Alain Croix dans son ouvrage « la Vie, la Mort, la Foi » avait été amené à s’intéresser à ce pèlerinage mais celui-ci est surtout analysé méthodiquement par Jean Christophe Brilloit, dans un article publié par les Annales de Bretagne de 1986, sur la base de la consultation d’un registre ouvert à cet effet à l’hôpital Saint-Yves de Rennes en 1650 et 1651. Les 2867 pèlerins recensés, chiffre considérable, proviennent essentiellement de toute la moitié nord de la France, jusqu’à Boulogne et Nancy avec une forte concentration en provenance de la Bretagne, de la Normandie, du Maine et de l’Anjou. Ce culte se propageait principalement par les moyens de communication traditionnels : les routes et les chemins, ainsi que les fleuves pour les paroisses traversées par la Loire et la Sarthe. Ce pèlerinage était surtout un phénomène rural, s’échelonnant sur toute l’année, mais avec une forte concentration au printemps, notamment le jour anniversaire du saint. Pour les personnes venant du Maine et de l’Anjou, le voyage durait entre dix et quinze jours et le séjour au monastère d’Ille-et-Vilaine pouvait durer un mois.

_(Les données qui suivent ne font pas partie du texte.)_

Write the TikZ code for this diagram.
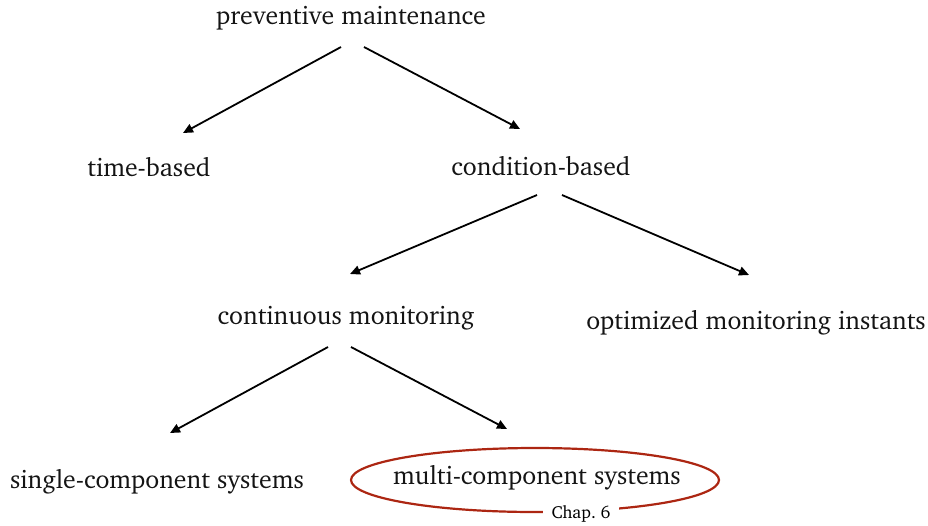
\documentclass[tikz,border=0pt]{standalone}
\usepackage[T1]{fontenc}
\usepackage{charter}
\usetikzlibrary{arrows.meta,calc,shapes.geometric}
\definecolor{ringred}{RGB}{172,38,18}
\tikzset{
  lbl/.style={inner sep=0pt, font=\fontsize{25.8}{30}\selectfont, text=black!92},
  conn/.style={line width=1.8pt, -{Triangle[length=10pt,width=9pt]}},
  chap/.style={inner xsep=9pt, inner ysep=3pt, fill=white, font=\fontsize{17.5}{20}\selectfont}
}
\begin{document}
\begin{tikzpicture}[x=1pt,y=-1pt]
\useasboundingbox (0,0) rectangle (928,525);
\node[lbl] (pm) at (351,18) {preventive maintenance};
\node[lbl] (tb) at (149,167) {time-based};
\node[lbl] (cb) at (541,166) {condition-based};
\node[lbl] (cm) at (346,318) {continuous monitoring};
\node[lbl] (om) at (756,323) {optimized monitoring instants};
\node[lbl] (sc) at (157,482) {single-component systems};
\node[lbl] (mc) at (537,478) {multi-component systems};
\node[draw=ringred, line width=2.2pt, ellipse, minimum width=368pt, minimum height=64pt] (ring) at (535,480) {};
\node[chap] (ch) at (581,514) {Chap.~6};
\draw[conn] ($(pm)+(-10,29)$) -- ($(tb)+(34,-34)$);
\draw[conn] ($(pm)+(13,29)$) -- ($(cb)+(-21,-37)$);
\draw[conn] ($(cb)+(-4,29)$) -- ($(cm)+(4,-44)$);
\draw[conn] ($(cb)+(21,29)$) -- ($(om)+(-7,-48)$);
\draw[conn] ($(cm)+(-18,29)$) -- ($(sc)+(13,-49)$);
\draw[conn] ($(cm)+(5,29)$) -- ($(mc)+(-30,-49)$);
\end{tikzpicture}
\end{document}
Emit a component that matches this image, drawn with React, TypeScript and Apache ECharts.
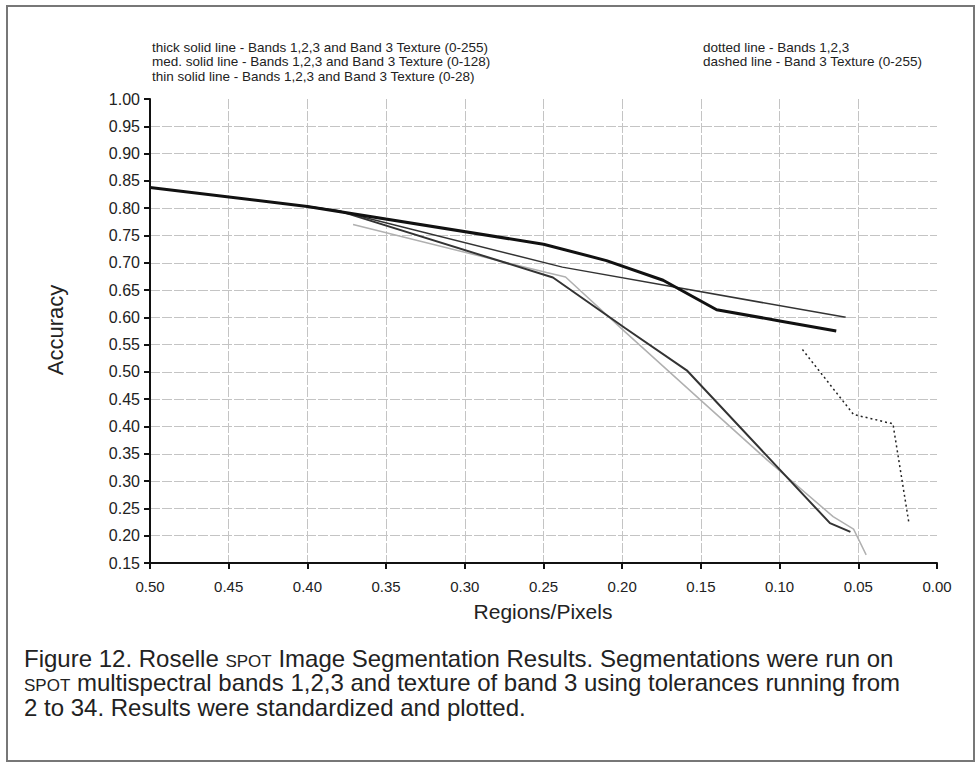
import React, { useEffect, useRef } from "react";
import * as echarts from "echarts";

// ---- data ----
const thickX = [0.5, 0.4, 0.25, 0.21, 0.174, 0.14, 0.099, 0.064];
const thickY = [0.838, 0.803, 0.734, 0.704, 0.668, 0.614, 0.593, 0.575];

const medX = [0.4, 0.38, 0.244, 0.198, 0.159, 0.068, 0.055];
const medY = [0.803, 0.795, 0.673, 0.58, 0.503, 0.223, 0.207];

const thinX = [0.4, 0.38, 0.238, 0.058];
const thinY = [0.803, 0.795, 0.692, 0.6];

const dottedX = [0.0855, 0.053, 0.028, 0.018];
const dottedY = [0.541, 0.422, 0.405, 0.226];

const dashedX = [0.371, 0.248, 0.236, 0.198, 0.15, 0.108, 0.066, 0.053, 0.045];
const dashedY = [0.77, 0.682, 0.674, 0.573, 0.448, 0.339, 0.235, 0.212, 0.165];

const legendLeft = [
  "thick solid line - Bands 1,2,3 and Band 3 Texture (0-255)",
  "med. solid line - Bands 1,2,3 and Band 3 Texture (0-128)",
  "thin solid line - Bands 1,2,3 and Band 3 Texture (0-28)",
];
const legendRight = ["dotted line - Bands 1,2,3", "dashed line - Band 3 Texture (0-255)"];

const captionLines = [
  "Figure 12. Roselle {sc|SPOT} Image Segmentation Results. Segmentations were run on",
  "{sc|SPOT} multispectral bands 1,2,3 and texture of band 3 using tolerances running from",
  "2 to 34. Results were standardized and plotted.",
];

const pairs = (xs: number[], ys: number[]) => xs.map((x, i) => [x, ys[i]]);

export default function App() {
  const ref = useRef<HTMLDivElement>(null);
  useEffect(() => {
    document.body.style.margin = "0";
    const chart = echarts.init(ref.current!, undefined, { renderer: "svg" });
    const font = "'Liberation Sans', Arial, sans-serif";
    const legendTexts: any[] = [];
    legendLeft.forEach((t, i) =>
      legendTexts.push({
        type: "text",
        left: 152,
        top: 40 + i * 14.5,
        style: { text: t, fontSize: 13.5, lineHeight: 14, fontFamily: font, fill: "#222" },
      })
    );
    legendRight.forEach((t, i) =>
      legendTexts.push({
        type: "text",
        left: 703,
        top: 40 + i * 14.5,
        style: { text: t, fontSize: 13.5, lineHeight: 14, fontFamily: font, fill: "#222" },
      })
    );
    const captionTexts = captionLines.map((t, i) => ({
      type: "text",
      x: 24,
      y: 658 + i * 24.5,
      style: {
        text: t,
        fontSize: 24,
        lineHeight: 23,
        fontFamily: font,
        fill: "#222",
        textVerticalAlign: "middle",
        rich: {
          sc: { fontSize: 17, lineHeight: 18.5, verticalAlign: "bottom", fontFamily: font, fill: "#222" },
        },
      },
    }));

    const lineSeries = (name: string, data: number[][], color: string, width: number, type: any = "solid", z = 2) => ({
      name,
      type: "line",
      data,
      showSymbol: false,
      symbol: "none",
      z,
      lineStyle: { color, width, type },
    });

    chart.setOption({
      animation: false,
      backgroundColor: "#fff",
      grid: { left: 150, right: 42, top: 99, bottom: 204, containLabel: false },
      xAxis: {
        type: "value",
        min: 0,
        max: 0.5,
        interval: 0.05,
        inverse: true,
        axisLine: { show: true, onZero: false, lineStyle: { color: "#111", width: 2 } },
        axisTick: { show: true, length: 6, lineStyle: { color: "#111", width: 2 } },
        axisLabel: {
          formatter: (v: number) => v.toFixed(2),
          fontSize: 15,
          fontFamily: font,
          color: "#222",
          margin: 16,
        },
        splitLine: { show: true, showMinLine: false, lineStyle: { color: "#c4c4c4", width: 1, type: [10, 2] } },
      },
      yAxis: {
        type: "value",
        min: 0.15,
        max: 1.0,
        interval: 0.05,
        axisLine: { show: true, onZero: false, lineStyle: { color: "#111", width: 2 } },
        axisTick: { show: true, length: 6, lineStyle: { color: "#111", width: 2 } },
        axisLabel: {
          formatter: (v: number) => v.toFixed(2),
          fontSize: 16,
          fontFamily: font,
          color: "#222",
          margin: 10,
        },
        splitLine: { show: true, showMaxLine: false, lineStyle: { color: "#c4c4c4", width: 1, type: [10, 2] } },
      },
      series: [
        lineSeries("dashed line - Band 3 Texture (0-255)", pairs(dashedX, dashedY), "#b0b0b0", 1.5, "solid", 2),
        lineSeries("dotted line - Bands 1,2,3", pairs(dottedX, dottedY), "#222", 1.5, [2, 3], 3),
        lineSeries("thin solid line - Bands 1,2,3 and Band 3 Texture (0-28)", pairs(thinX, thinY), "#333", 1.5, "solid", 3),
        lineSeries("med. solid line - Bands 1,2,3 and Band 3 Texture (0-128)", pairs(medX, medY), "#333", 2, "solid", 3),
        lineSeries("thick solid line - Bands 1,2,3 and Band 3 Texture (0-255)", pairs(thickX, thickY), "#111", 3, "solid", 4),
      ],
      graphic: [
        {
          type: "rect",
          shape: { x: 7, y: 6, width: 967, height: 755 },
          style: { fill: "none", stroke: "#777", lineWidth: 2 },
          z: 0,
        },
        ...legendTexts,
        {
          type: "text",
          x: 55,
          y: 330,
          rotation: Math.PI / 2,
          style: {
            text: "Accuracy",
            fontSize: 22,
            fontFamily: font,
            fill: "#222",
            textAlign: "center",
            textVerticalAlign: "middle",
          },
        },
        {
          type: "text",
          x: 543,
          y: 611,
          style: {
            text: "Regions/Pixels",
            fontSize: 21,
            fontFamily: font,
            fill: "#222",
            textAlign: "center",
            textVerticalAlign: "middle",
          },
        },
        ...captionTexts,
      ],
    });
    return () => chart.dispose();
  }, []);
  return <div ref={ref} style={{ width: 979, height: 767 }} />;
}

Le prieuré du Cellier était un lieu de repos pour ces pélerins, attesté par les registres paroissiaux qui mentionnent l’inhumation le 22 juin 1651, devant la porte de la chapelle, du corps de Nicolas Barbot, originaire de Montrelais et décédé la veille, soit le jour même de la fête du saint. Un autre décès est également signalé en 1653.

Signalons égalment que ce prieuré et les maisons attenantes et toujours existantes étaient une halte dans le cadre du pèlerinage breton vers Saint-Jacques-de-Compostelle.

CONCLUSION

La chapelle de Saint-Méen, aussi modeste soit-elle, fait partie du patrimoine culturel de la commune du Cellier. Elle témoigne de la place importante jouée par les fondations religieuses dans la création des paroisses, premières entités juridiques organisées des communautés de personnes.

Elle rappelle également la mémoire de son fondateur, personnage attachant qui, au delà de la légende, s’identifie à l’histoire de la Bretagne ainsi qu’à une période fascinante de celle-ci : celle du christianisme celtique.

Malheureusement cette chapelle est aujourd’hui en danger car elle menace de tomber en ruine. Il devient en effet urgent qu’une solution puisse être trouvée afin de lui éviter le sort de bien d’autres chapelles rurales.